## REQUIREMENTS
Repeat the material verbatim. Images are excluded from the copy.

## COLLECTED DATA
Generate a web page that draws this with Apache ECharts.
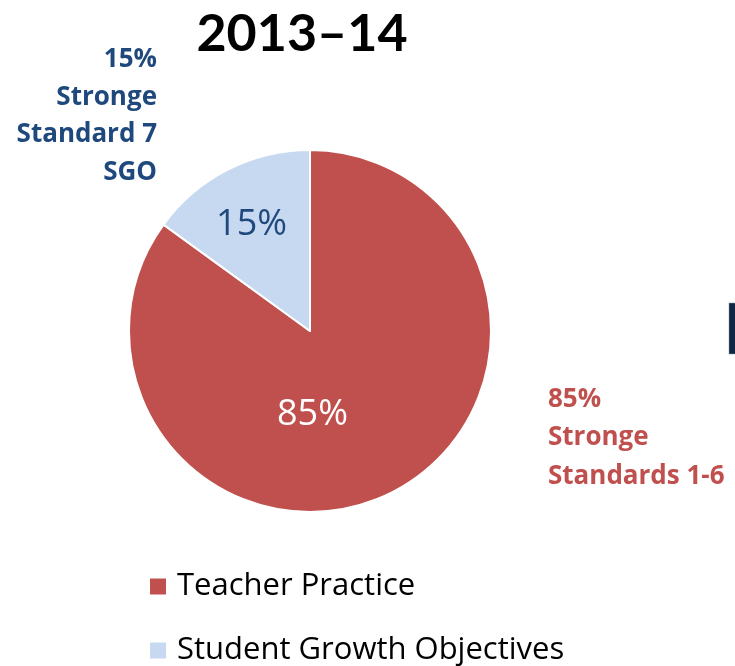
<!DOCTYPE html>
<html lang="en">
<head>
    <meta charset="UTF-8">
    <title>2013-14</title>
    <script src="https://cdn.jsdelivr.net/npm/echarts@6/dist/echarts.min.js"></script>
    <style>
        html,body{
            margin: 0;
            width: 100%;
            height: 100%;
            background: #fff;
        }
        #pieChart{
            width: 735px;
            height: 666px;
        }
    </style>
</head>
<body>
<div id="pieChart"></div>
<script type="text/javascript">
    var categories = ['Teacher Practice', 'Student Growth Objectives'];
    var values = [85, 15];
    var colors = ['#C0504D', '#C6D9F1'];
    var labelColors = ['#ffffff', '#1F497D'];
    // label shift from the default inside spot, like the hand-placed labels in the slide
    var labelShift = [[-40, 0], [-16, -23]];
    var noteLeft = ['15%', 'Stronge', 'Standard 7', 'SGO'];
    var noteRight = ['85%', 'Stronge', 'Standards 1-6'];

    var font = '"Open Sans", Lato, sans-serif';
    var titleFont = 'Lato, "Open Sans", sans-serif';

    function legendFor(name, top) {
        return {
            orient: 'vertical',
            left: 148,
            top: top,
            padding: 0,
            icon: 'rect',
            itemWidth: 18,
            itemHeight: 18,
            data: [name],
            textStyle: {
                fontFamily: font,
                fontSize: 31,
                color: '#000',
                padding: [0, 0, 0, 5]
            }
        };
    }

    function initPie(id) {
        var myChart = echarts.init(document.getElementById(id));
        var data = [];
        for (var i = 0; i < categories.length; i++) {
            data.push({
                name: categories[i],
                value: values[i],
                itemStyle: {color: colors[i]},
                label: {color: labelColors[i]}
            });
        }
        var option = {
            backgroundColor: '#fff',
            animation: false,
            title: {
                text: '2013\u201314',
                left: 297,
                top: 3,
                textAlign: 'center',
                textStyle: {
                    fontFamily: titleFont,
                    fontWeight: 'bold',
                    fontSize: 52,
                    color: '#000'
                }
            },
            legend: [
                legendFor(categories[0], 571),
                legendFor(categories[1], 635)
            ],
            graphic: [
                {
                    type: 'text',
                    x: 157,
                    y: 41,
                    style: {
                        text: noteLeft.join('\n'),
                        fill: '#1F497D',
                        fontFamily: font,
                        fontWeight: 'bold',
                        fontSize: 26,
                        lineHeight: 37.5,
                        align: 'right'
                    }
                },
                {
                    type: 'text',
                    x: 548,
                    y: 380,
                    style: {
                        text: noteRight.join('\n'),
                        fill: '#C0504D',
                        fontFamily: font,
                        fontWeight: 'bold',
                        fontSize: 26,
                        lineHeight: 38.5,
                        align: 'left'
                    }
                },
                {
                    type: 'rect',
                    shape: {x: 729, y: 303, width: 8, height: 51},
                    style: {fill: '#0F2744', stroke: '#8a97a8', lineWidth: 0.5}
                }
            ],
            series: [
                {
                    type: 'pie',
                    center: [310, 331],
                    radius: 181,
                    startAngle: 90,
                    clockwise: true,
                    legendHoverLink: false,
                    itemStyle: {
                        borderColor: '#fff',
                        borderWidth: 2
                    },
                    label: {
                        show: true,
                        position: 'inside',
                        formatter: '{c}%',
                        fontFamily: font,
                        fontSize: 36
                    },
                    labelLine: {show: false},
                    labelLayout: function (params) {
                        var s = labelShift[params.dataIndex];
                        return {dx: s[0], dy: s[1]};
                    },
                    data: data
                }
            ]
        };
        myChart.setOption(option, true);
    }

    initPie('pieChart');
</script>
</body>
</html>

## REPLY TO THE EXERCISE
Generate a web page that draws this with Apache ECharts.
<!DOCTYPE html>
<html lang="en">
<head>
    <meta charset="UTF-8">
    <title>2013-14</title>
    <script src="https://cdn.jsdelivr.net/npm/echarts@6/dist/echarts.min.js"></script>
    <style>
        html,body{
            margin: 0;
            width: 100%;
            height: 100%;
            background: #fff;
        }
        #pieChart{
            width: 735px;
            height: 666px;
        }
    </style>
</head>
<body>
<div id="pieChart"></div>
<script type="text/javascript">
    var categories = ['Teacher Practice', 'Student Growth Objectives'];
    var values = [85, 15];
    var colors = ['#C0504D', '#C6D9F1'];
    var labelColors = ['#ffffff', '#1F497D'];
    // label shift from the default inside spot, like the hand-placed labels in the slide
    var labelShift = [[-40, 0], [-16, -23]];
    var noteLeft = ['15%', 'Stronge', 'Standard 7', 'SGO'];
    var noteRight = ['85%', 'Stronge', 'Standards 1-6'];

    var font = '"Open Sans", Lato, sans-serif';
    var titleFont = 'Lato, "Open Sans", sans-serif';

    function legendFor(name, top) {
        return {
            orient: 'vertical',
            left: 148,
            top: top,
            padding: 0,
            icon: 'rect',
            itemWidth: 18,
            itemHeight: 18,
            data: [name],
            textStyle: {
                fontFamily: font,
                fontSize: 31,
                color: '#000',
                padding: [0, 0, 0, 5]
            }
        };
    }

    function initPie(id) {
        var myChart = echarts.init(document.getElementById(id));
        var data = [];
        for (var i = 0; i < categories.length; i++) {
            data.push({
                name: categories[i],
                value: values[i],
                itemStyle: {color: colors[i]},
                label: {color: labelColors[i]}
            });
        }
        var option = {
            backgroundColor: '#fff',
            animation: false,
            title: {
                text: '2013\u201314',
                left: 297,
                top: 3,
                textAlign: 'center',
                textStyle: {
                    fontFamily: titleFont,
                    fontWeight: 'bold',
                    fontSize: 52,
                    color: '#000'
                }
            },
            legend: [
                legendFor(categories[0], 571),
                legendFor(categories[1], 635)
            ],
            graphic: [
                {
                    type: 'text',
                    x: 157,
                    y: 41,
                    style: {
                        text: noteLeft.join('\n'),
                        fill: '#1F497D',
                        fontFamily: font,
                        fontWeight: 'bold',
                        fontSize: 26,
                        lineHeight: 37.5,
                        align: 'right'
                    }
                },
                {
                    type: 'text',
                    x: 548,
                    y: 380,
                    style: {
                        text: noteRight.join('\n'),
                        fill: '#C0504D',
                        fontFamily: font,
                        fontWeight: 'bold',
                        fontSize: 26,
                        lineHeight: 38.5,
                        align: 'left'
                    }
                },
                {
                    type: 'rect',
                    shape: {x: 729, y: 303, width: 8, height: 51},
                    style: {fill: '#0F2744', stroke: '#8a97a8', lineWidth: 0.5}
                }
            ],
            series: [
                {
                    type: 'pie',
                    center: [310, 331],
                    radius: 181,
                    startAngle: 90,
                    clockwise: true,
                    legendHoverLink: false,
                    itemStyle: {
                        borderColor: '#fff',
                        borderWidth: 2
                    },
                    label: {
                        show: true,
                        position: 'inside',
                        formatter: '{c}%',
                        fontFamily: font,
                        fontSize: 36
                    },
                    labelLine: {show: false},
                    labelLayout: function (params) {
                        var s = labelShift[params.dataIndex];
                        return {dx: s[0], dy: s[1]};
                    },
                    data: data
                }
            ]
        };
        myChart.setOption(option, true);
    }

    initPie('pieChart');
</script>
</body>
</html>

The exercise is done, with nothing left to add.